Tresloucada bipolaridade
 
 
                     Na terra da dualidade, do ‘GreNal’, de Chimangos e Maragatos, de frios congelantes e sufocantes calores, de esquerdas vermelhas e direitas azuladas, ‘Hoje Sou Hum; Amanhã Outro’ faz todo sentido. Porto Alegre vai ou racha, em um contexto cultural que intercala flashes luminosos com apagões profundos. O espetáculo do Ubando Grupo é desses que pegam fogo, trazendo à lume a verve convulsiva de Qorpo Santo, dramaturgo, poeta, escritor, jornalista, tipógrafo, professor, louco e gaúcho. QS ou José Joaquim de Campos Leão correu pelo século 18, entre Triunfo, Alegrete, recantos do interior do Rio Grande do Sul e a capital, em tempos de Monarquia e previsões de outros Brasis. Inconformista e conservador ao mesmo tempo, sua mania e paixão maior foi ‘tudo escrever’, sistematicamente e alucinadamente, artigos editoriais, confissões, versos, receitas culinárias, máximas, peças de teatro, e até uma ‘ensiqlopédia’ (escrita assim, de acordo com sua própria reforma ortográfica). Destaque para as comédias, onde deita cortante ironia na política, moral, família e ‘bons costumes’ da época, em conturbada visão crítica que permanence atualíssima.
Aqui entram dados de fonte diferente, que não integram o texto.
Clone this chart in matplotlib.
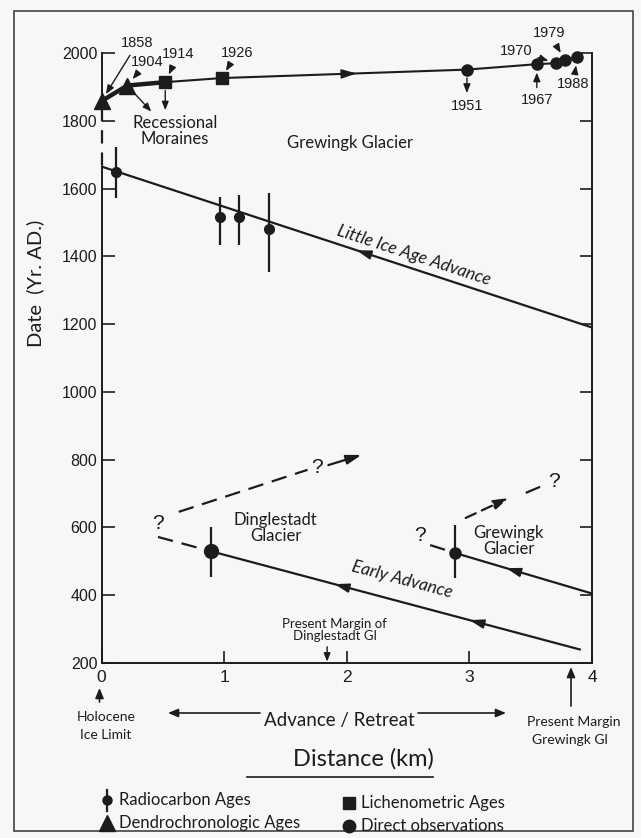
import numpy as np
import matplotlib.pyplot as plt
from matplotlib.patches import Rectangle
from matplotlib.lines import Line2D

W, H = 641, 838
BG = "#f7f7f5"
INK = "#1c1c1c"
NARROW = ["Lato", "DejaVu Sans"]
PLAIN = ["Liberation Sans", "DejaVu Sans"]

# historic positions of the Grewingk terminus
hist_years = [1858, 1904, 1914, 1926, 1951, 1967, 1970, 1979, 1988]
hist_dist = [0.0, 0.21, 0.52, 0.98, 2.98, 3.55, 3.71, 3.78, 3.88]
hist_kind = ["dendro", "dendro", "lichen", "lichen",
             "direct", "direct", "direct", "direct", "direct"]

# Little Ice Age advance
lia_dist = [0.0, 4.0]
lia_years = [1665, 1190]
c14_dist = [0.12, 0.97, 1.12, 1.37]
c14_years = [1650, 1515, 1515, 1480]
c14_low = [1572, 1433, 1433, 1354]
c14_high = [1723, 1575, 1581, 1587]

# early advance, Dinglestadt Glacier
ding_dist = [0.89, 3.9]
ding_years = [530, 240]
ding_err = [454, 601]
ding_dash_dist = [0.46, 0.89]
ding_dash_years = [572, 530]
ding_up_dist = [0.63, 1.68]
ding_up_years = [646, 770]
ding_arrow_dist = [1.85, 2.12]
ding_arrow_years = [784, 814]
ding_margin = 1.84

# early advance, Grewingk Glacier
grew_dist = [2.88, 4.0]
grew_years = [525, 405]
grew_err = [451, 607]
grew_dash_dist = [2.68, 2.88]
grew_dash_years = [548, 525]
grew_arrow_dist = [2.97, 3.32]
grew_arrow_years = [628, 687]
grew_up_dist = [3.46, 3.61]
grew_up_years = [702, 725]

yticks = list(range(200, 2001, 200))
xticks = [0, 1, 2, 3, 4]


def F(px, py):
    return px / W, 1 - py / H


fig = plt.figure(figsize=(W / 100, H / 100), dpi=100, facecolor=BG)
ax = fig.add_axes([101.5 / W, 1 - 663 / H, (592 - 101.5) / W, (663 - 53) / H])
ax.set_facecolor(BG)
ax.set_xlim(0, 4)
ax.set_ylim(200, 2000)

for s in ["top", "left"]:
    ax.spines[s].set_visible(False)
for s in ["bottom", "right"]:
    ax.spines[s].set_linewidth(1.4)
    ax.spines[s].set_color(INK)
# left axis line: dashed between the LIA start and the 1858 moraine
ax.plot([0, 0], [200, lia_years[0]], color=INK, lw=1.4, clip_on=False)
ax.plot([0, 0], [hist_years[0], 2000], color=INK, lw=1.4, clip_on=False)
ax.plot([0, 0], [hist_years[0] - 20, lia_years[0]], color=INK, lw=1.6,
        dashes=(6, 4), clip_on=False)

ax.set_yticks(yticks)
ax.set_xticks(xticks)
ax.tick_params(direction="in", length=9, width=1.2, right=True, colors=INK)
ax.tick_params(axis="y", labelsize=11.5, pad=3)
ax.tick_params(axis="x", labelsize=12.5, pad=5)
for lab in ax.get_xticklabels() + ax.get_yticklabels():
    lab.set_family(PLAIN)

fig.text(*F(35, 283), "Date  (Yr. AD.)", rotation=90, ha="center", va="center",
         fontsize=14.5, family=NARROW, color=INK)


def line_arrow(xs, ys, at, left=True):
    d = 0.06 if left else -0.06
    ax.annotate("", xy=(at, np.interp(at, xs, ys)),
                xytext=(at + d, np.interp(at + d, xs, ys)),
                arrowprops=dict(arrowstyle="-|>,head_length=0.9,head_width=0.28",
                                color=INK, lw=1.2, shrinkA=0, shrinkB=0))


# ---- upper Grewingk sequence
ax.plot(hist_dist, hist_years, color=INK, lw=1.5, zorder=3)
ax.plot(hist_dist[:3], hist_years[:3], color=INK, lw=3.2, zorder=3)
style = {"dendro": ("^", 12), "lichen": ("s", 8.5), "direct": ("o", 8)}
for d, y, k in zip(hist_dist, hist_years, hist_kind):
    m, ms = style[k]
    ax.plot(d, y, marker=m, ms=ms, color=INK, ls="none", zorder=4, clip_on=False)
line_arrow(hist_dist[3:5], hist_years[3:5], 2.08, left=False)

label_off = [(36, 58), (20, 24), (13, 28), (15, 25), (0, -36),
             (0, -36), (-40, 12), (-16, 27), (-4, -27)]
for d, y, off in zip(hist_dist, hist_years, label_off):
    head = "<|-" if y in (1951,) else "-|>"
    ax.annotate(str(y), xy=(d, y), xytext=off, textcoords="offset pixels",
                ha="center", va="center", fontsize=10.5, family=PLAIN, color=INK,
                arrowprops=dict(arrowstyle=head + ",head_length=0.5,head_width=0.2",
                                color=INK, lw=1.0, shrinkA=2, shrinkB=6))

# recessional moraine arrows
for i, off in [(1, (24, -26)), (2, (0, -28))]:
    ax.annotate("", xy=(hist_dist[i], hist_years[i]), xytext=off,
                textcoords="offset pixels",
                arrowprops=dict(arrowstyle="<|-,head_length=0.5,head_width=0.2",
                                color=INK, lw=1.0, shrinkA=0, shrinkB=6))
ax.text(0.6, 1770, "Recessional\nMoraines", ha="center", va="center",
        fontsize=12, family=NARROW, color=INK, linespacing=1.05)
ax.text(2.03, 1735, "Grewingk Glacier", ha="center", va="center",
        fontsize=12, family=NARROW, color=INK)

# ---- Little Ice Age
ax.plot(lia_dist, lia_years, color=INK, lw=1.6)
line_arrow(lia_dist, lia_years, 2.08)
ax.errorbar(c14_dist, c14_years,
            yerr=[np.subtract(c14_years, c14_low), np.subtract(c14_high, c14_years)],
            fmt="o", ms=7, color=INK, elinewidth=1.6, capsize=0, zorder=4)


def screen_angle(xs, ys):
    p = ax.transData.transform(np.column_stack([xs, ys]))
    return np.degrees(np.arctan2(p[1, 1] - p[0, 1], p[1, 0] - p[0, 0]))


ax.text(2.55, 1404, "Little Ice Age Advance", rotation=screen_angle(lia_dist, lia_years),
        rotation_mode="anchor", ha="center", va="center", fontsize=12.5,
        style="italic", family=NARROW, color=INK)

# ---- early advance, Dinglestadt
ax.plot(ding_dist, ding_years, color=INK, lw=1.6)
line_arrow(ding_dist, ding_years, 1.9)
line_arrow(ding_dist, ding_years, 3.0)
ax.errorbar([ding_dist[0]], [ding_years[0]],
            yerr=[[ding_years[0] - ding_err[0]], [ding_err[1] - ding_years[0]]],
            fmt="o", ms=10, color=INK, elinewidth=1.6, capsize=0, zorder=4)
ax.plot(ding_dash_dist, ding_dash_years, color=INK, lw=1.6, dashes=(7, 4))
ax.plot(ding_up_dist, ding_up_years, color=INK, lw=1.6, dashes=(7, 4))
ax.annotate("", xy=(ding_arrow_dist[1], ding_arrow_years[1]),
            xytext=(ding_arrow_dist[0], ding_arrow_years[0]),
            arrowprops=dict(arrowstyle="-|>,head_length=0.9,head_width=0.28",
                            color=INK, lw=1.6, shrinkA=0, shrinkB=0))
ax.text(0.46, 613, "?", ha="center", va="center", fontsize=15, family=PLAIN, color=INK)
ax.text(1.76, 778, "?", ha="center", va="center", fontsize=15, family=PLAIN, color=INK)
ax.text(1.42, 598, "Dinglestadt\nGlacier", ha="center", va="center",
        fontsize=12, family=NARROW, color=INK, linespacing=1.05)
ax.text(2.45, 445, "Early Advance", rotation=screen_angle(ding_dist, ding_years),
        rotation_mode="anchor", ha="center", va="center", fontsize=12.5,
        style="italic", family=NARROW, color=INK)

# ---- early advance, Grewingk
ax.plot(grew_dist, grew_years, color=INK, lw=1.6)
line_arrow(grew_dist, grew_years, 3.3)
ax.errorbar([grew_dist[0]], [grew_years[0]],
            yerr=[[grew_years[0] - grew_err[0]], [grew_err[1] - grew_years[0]]],
            fmt="o", ms=8, color=INK, elinewidth=1.6, capsize=0, zorder=4)
ax.plot(grew_dash_dist, grew_dash_years, color=INK, lw=1.6, dashes=(7, 4))
ax.plot(grew_up_dist, grew_up_years, color=INK, lw=1.6, dashes=(7, 4))
ax.annotate("", xy=(grew_arrow_dist[1], grew_arrow_years[1]),
            xytext=(grew_arrow_dist[0], grew_arrow_years[0]),
            arrowprops=dict(arrowstyle="-|>,head_length=0.9,head_width=0.28",
                            color=INK, lw=1.6, shrinkA=0, shrinkB=0, linestyle=(0, (5, 3))))
ax.text(2.6, 577, "?", ha="center", va="center", fontsize=15, family=PLAIN, color=INK)
ax.text(3.69, 736, "?", ha="center", va="center", fontsize=15, family=PLAIN, color=INK)
ax.text(3.32, 560, "Grewingk\nGlacier", ha="center", va="center",
        fontsize=12, family=NARROW, color=INK, linespacing=1.05)

# present margin of Dinglestadt
ax.text(1.9, 296, "Present Margin of\nDinglestadt Gl", ha="center", va="center",
        fontsize=9.5, family=NARROW, color=INK, linespacing=1.0)
ax.annotate("", xy=(ding_margin, 200), xytext=(ding_margin, 248),
            arrowprops=dict(arrowstyle="-|>,head_length=0.5,head_width=0.2",
                            color=INK, lw=1.0, shrinkA=0, shrinkB=1))

# ---- annotations below the axis
arrow_kw = dict(arrowstyle="-|>,head_length=0.6,head_width=0.25", color=INK, lw=1.2,
                shrinkA=0, shrinkB=0)
for tail, tip in [((99.5, 702), (99.5, 688)), ((571, 706), (571, 667)),
                  ((260, 713), (168, 713)), ((418, 713), (506, 713))]:
    ax.annotate("", xy=F(*tip), xytext=F(*tail), xycoords="figure fraction",
                textcoords="figure fraction", arrowprops=arrow_kw, annotation_clip=False)
fig.text(*F(106, 717), "Holocene", ha="center", va="center", fontsize=10,
         family=NARROW, color=INK)
fig.text(*F(106, 735), "Ice Limit", ha="center", va="center", fontsize=10,
         family=NARROW, color=INK)
fig.text(*F(574, 722), "Present Margin", ha="center", va="center", fontsize=10,
         family=NARROW, color=INK)
fig.text(*F(570, 740), "Grewingk Gl", ha="center", va="center", fontsize=10,
         family=NARROW, color=INK)
fig.text(*F(339, 720), "Advance / Retreat", ha="center", va="center", fontsize=13.5,
         family=NARROW, color=INK)
fig.text(*F(363, 759), "Distance (km)", ha="center", va="center", fontsize=17,
         family=NARROW, color=INK)
fig.add_artist(Line2D([247 / W, 433 / W], [1 - 777 / H] * 2, color=INK, lw=1.2))

# ---- legend
fig.add_artist(Line2D([107 / W] * 2, [1 - 790 / H, 1 - 811 / H], color=INK, lw=1.6))
fig.add_artist(Line2D([107 / W], [1 - 800 / H], marker="o", ms=6.5, color=INK))
fig.add_artist(Line2D([107 / W], [1 - 823 / H], marker="^", ms=11, color=INK))
fig.add_artist(Line2D([349 / W], [1 - 803 / H], marker="s", ms=9, color=INK))
fig.add_artist(Line2D([349 / W], [1 - 826 / H], marker="o", ms=9, color=INK))
for px, py, txt in [(119, 800, "Radiocarbon Ages"), (119, 823, "Dendrochronologic Ages"),
                    (361, 803, "Lichenometric Ages"), (361, 826, "Direct observations")]:
    fig.text(*F(px, py), txt, ha="left", va="center", fontsize=12,
             family=NARROW, color=INK)

# outer frame of the figure
fig.add_artist(Rectangle(F(14, 831), (633 - 14) / W, (831 - 11) / H,
                         transform=fig.transFigure, fill=False, lw=1.2, ec="#444444"))

fig.savefig("out.png", dpi=100, facecolor=BG)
O cagaço constante do Chefe Maior do ‘palácio imaginário’ erguido nessa montagem é o mesmo medo dos Donos de Tudo do agora, agarrados aos seus anéis & brioches, em um país (ou seria reino?) onde o povo continua gritando na porta.
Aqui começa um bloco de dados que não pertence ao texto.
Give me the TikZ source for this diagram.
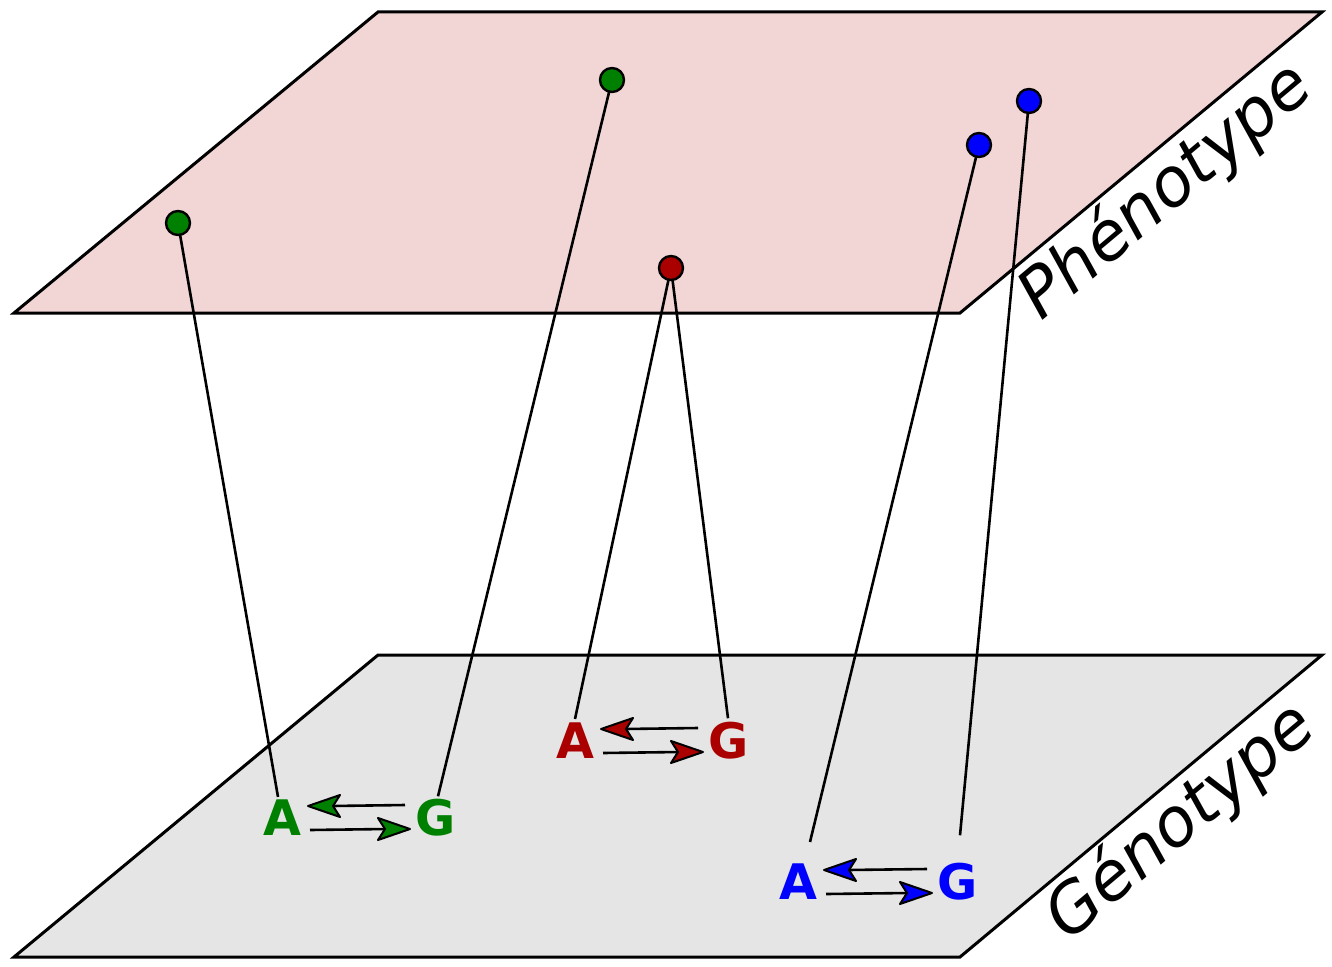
\documentclass[tikz,border=0pt]{standalone}
\usepackage{fontspec}
\setmainfont{DejaVu Sans}
\usetikzlibrary{calc}
\definecolor{pinkplane}{HTML}{F2D6D6}
\definecolor{greyplane}{HTML}{E5E5E5}
\definecolor{cgreen}{HTML}{008000}
\definecolor{cred}{HTML}{AA0000}
\definecolor{cblue}{HTML}{0000FF}
\tikzset{
  plane/.style={draw=black,line width=3pt,line join=miter},
  dot/.style={circle,draw=black,line width=2.4pt,minimum size=24pt,inner sep=0pt},
  link/.style={draw=black,line width=2.6pt},
  base/.style={font=\fontsize{49}{49}\selectfont\bfseries,inner sep=0pt},
  label/.style={font=\fontsize{67}{67}\selectfont\itshape,rotate=40,inner sep=0pt},
  shaft/.style={draw=black,line width=2.6pt},
  tiphead/.style={draw=black,fill=#1,line width=2pt,line join=round},
}
\begin{document}
\begin{tikzpicture}[x=1pt,y=-1pt]
\useasboundingbox (0,0) rectangle (1332,966);
% planes
\draw[plane,fill=pinkplane] (378,12) -- (1322,12) -- (960,313) -- (14,313) -- cycle;
\draw[plane,fill=greyplane] (378,655) -- (1322,655) -- (960,957) -- (14,957) -- cycle;
% labels
\node[label] (pheno) at (1166,192) {Phénotype};
\node[label] (geno) at (1181,822) {Génotype};
% letters
\node[base,text=cgreen] (gA) at (282,818) {A};
\node[base,text=cgreen] (gG) at (436,818) {G};
\node[base,text=cred] (rA) at (575,741) {A};
\node[base,text=cred] (rG) at (729,741) {G};
\node[base,text=cblue] (bA) at (798,882) {A};
\node[base,text=cblue] (bG) at (958,882) {G};
% dots positions
\coordinate (d1) at (178,223);
\coordinate (d2) at (612,80);
\coordinate (d3) at (671,268);
\coordinate (d4) at (979,145);
\coordinate (d5) at (1029,101);
% links
\draw[link] (d1) -- ($(gA.north)+(-4,-3)$);
\draw[link] (d2) -- ($(gG.north)+(2,-3)$);
\draw[link] (d3) -- ($(rA.north)+(0,-4)$);
\draw[link] (d3) -- ($(rG.north)+(-1,-4)$);
\draw[link] (d4) -- ($(bA.north)+(12,-22)$);
\draw[link] (d5) -- ($(bG.north)+(2,-28)$);
% dots
\node[dot,fill=cgreen] (p1) at (d1) {};
\node[dot,fill=cgreen] (p2) at (d2) {};
\node[dot,fill=cred] (p3) at (d3) {};
\node[dot,fill=cblue] (p4) at (d4) {};
\node[dot,fill=cblue] (p5) at (d5) {};
% flows (A <-- G above, A --> G below)
\foreach \a/\g/\c in {gA/gG/cgreen,rA/rG/cred,bA/bG/cblue}{
  \coordinate (\a-back) at ($(\g.center)+(-31,-13)$);
  \coordinate (\a-tip) at ($(\a.center)+(26,-12)$);
  \coordinate (\g-start) at ($(\a.center)+(28,12)$);
  \coordinate (\g-tip) at ($(\g.center)+(-26,11)$);
  \draw[shaft] (\a-back) -- ($(\a-tip)+(24,0)$);
  \draw[tiphead=\c] (\a-tip) -- ++(32,-11) -- ++(-7,11) -- ++(7,11) -- cycle;
  \draw[shaft] (\g-start) -- ($(\g-tip)+(-24,0)$);
  \draw[tiphead=\c] (\g-tip) -- ++(-32,-11) -- ++(7,11) -- ++(-7,11) -- cycle;
}
\end{tikzpicture}
\end{document}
                     São paralelos inevitáveis, poucas cenas são tão fidedignas do Brasil de hoje, quanto a figura de um dirigente público todo cagado (literalmente) passando farto talco sobre suas calças. Que melhor retrato imaginar, para tal momento varonil? Que maquiagem e perfumaria esconderá nossos fedores na perseguição do padrão Fifa? Que nação vendemos, e que nação somos de fato? A peça encampada pelo Ubando lança a indagação no ventilador, embalada no texto verborrágico de um autor renegado, maldito, e passados 150 anos de sua trajetória, ainda incompreendido. Provavelmente por esse motivo Qorpo Santo guarde mistérios, sobre sua personalidade polêmica e sobre sua intrincada obra, pouco conhecida até por seus pares do teatro. Parte dessa obra permanece perdida. Foi, talvez prevendo o descaso histórico, que montou sua própria gráfica, onde imprimia ideias e buscava disseminá-las. Empreendedor de si mesmo, autobiográfico, QS bancava suas doidêras visionárias. Tamanha obsessão por seu ofício e ideário levaram sua família a rotulá-lo como doente mental, a interditá-lo. Não aceitavam seu frenético processo criativo, mais fácil taxá-lo de doido. Sua vontade sim foi insana e inabalável, até a morte por tuberculose em 1883. Esse folclore todo alimenta o espetáculo, torna mais potente e válida a iniciativa do grupo, que já nasceu balizado pela pesquisa do ‘doido manso do Guaíba.’           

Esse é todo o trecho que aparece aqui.